The Cursed Bewitching Liquor

Gin was one of a wide range of new intoxicants — including chocolate, coffee, opium, sugar, tea, and tobacco — that, in what has been called a “psychoactive revolution”, radically expanded the mind-altering possibilities for European people between 1600 and 1800.3 Spirits (mainly aqua vitae, a rough distillation of wine) had been manufactured in English monasteries, private homes, and apothecary’s shops since the late medieval period, although they were prohibitively expensive and generally consumed medicinally and in small quantities. Brandy, rum, whisky, and especially gin exploded the spirituous marketplace from the later decades of the seventeenth century, with various factors — including grain surpluses, restrictions on French imports, a relaxation of the monopoly on distilling, and increased duties on ale and beer — making gin’s rise particularly meteoric. Originally imported from the Netherlands as genever, by the 1690s gin was produced on an industrial scale by domestic malt distillers, who sold their wholesale product to a network of smaller compound producers. These producers then “rectified” it with a variety of botanical additives, including juniper berries, coriander seeds, orange peel, angelica root, liquorice powder, and turpentine.

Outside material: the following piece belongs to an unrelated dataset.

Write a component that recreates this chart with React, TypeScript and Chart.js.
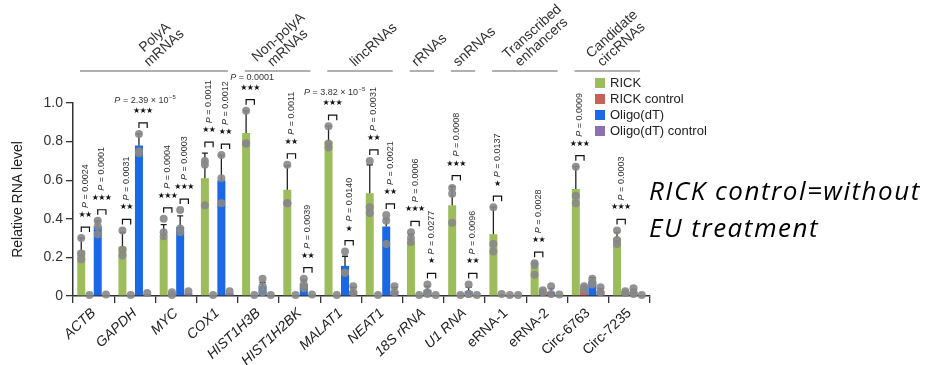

By 1725, according to the Cumbria distiller George Smith, gin had “gain’d such universal applause, especially with the common people . . . there is more of it in quantity sold daily in a great many distillers shops, than of beer and ale vended in most publick houses”.4

The resulting beverage was orders of magnitude stronger than the traditional alcohols that had hitherto dominated recreation and diets (ales, beers, ciders, and wines), and represented a step change in England’s cultures of intoxication; Jessica Warner has gone so far as to term it “the first modern drug”.5 Put simply, gin hit early modern drinkers differently, offering “not a gradual descent into inebriation” (in James Nicholls’s phrase) but instantaneous and extreme drunkenness.6 From this potency stemmed a range of unusual and frightening side-effects, widely rehearsed by eighteenth-century commentators, including immorality, criminality, madness, compulsive intoxication, and death. As one anonymous 1736 author observed, “by taking a small quantity people were almost in an instant rendered so much intoxicated as to lose the use of their reason, and all command over themselves”, and were “induced to commit the most wicked or extravagant enormities”.7 Likewise, in her 1750 treatise aimed at female gin drinkers, Eliza Haywood warned that whereas conventional beverages made their consumers “sullen, sleepy, or extravagantly gay”, gin made them “bold, obstinate, and filled with an extravagant desire of doing mischief . . . we may say that dram-drinking is the most expeditious way to deprive mankind of their reason . . . by substituting a temporary, and in time a constant frenzy in its stead”.8 The following year, another anonymous writer agreed that “[i]ts baneful influence reaches their [consumers’] very souls; every virtuous principle is eradicated and destroyed”. Moreover, “once they have habituated themselves to drinking drams, they are never satisfied but while the glass is at their noses”.9 A recurring contemporary metaphor for gin’s peculiar physical and psychological effects was bewitchment, the subjugation of normal human will and faculties to an insidious supernatural force.

Drunken pub scene with a skeleton barkeep

Coloured 1816 aquatint after Thomas Rowlandson titled The Dance of Death: The Dram Shop — Source.

Silverbacks … do you have a gin-soaked factoid, anecdote, or hazy memory to share with fellow denizens of The Jungle? We will collect and publish them for a future edition of Silverback Digest. Also, do you have a favorite gin?

2 thoughts on “Gin Week … Monday

  1. Hisorically, the Gin martini with Tanquerey was the Roche family cocktail in the requisite Birdbath glasses with a twist. At times we dabbled with Bombay Saphire with happy results. A treasured memory would be the three Roche girls and their beautiful Mama Lois enjoying the magnificently served Martinis at the Plaza bar listening to Dave McKenna at the piano. This would be following a madcap shopping fest at Filene’s basement on Black Friday. The Martinis each came with their own crystal ice bucket with the ‘dividend’ awaiting. A perfect, bright experience.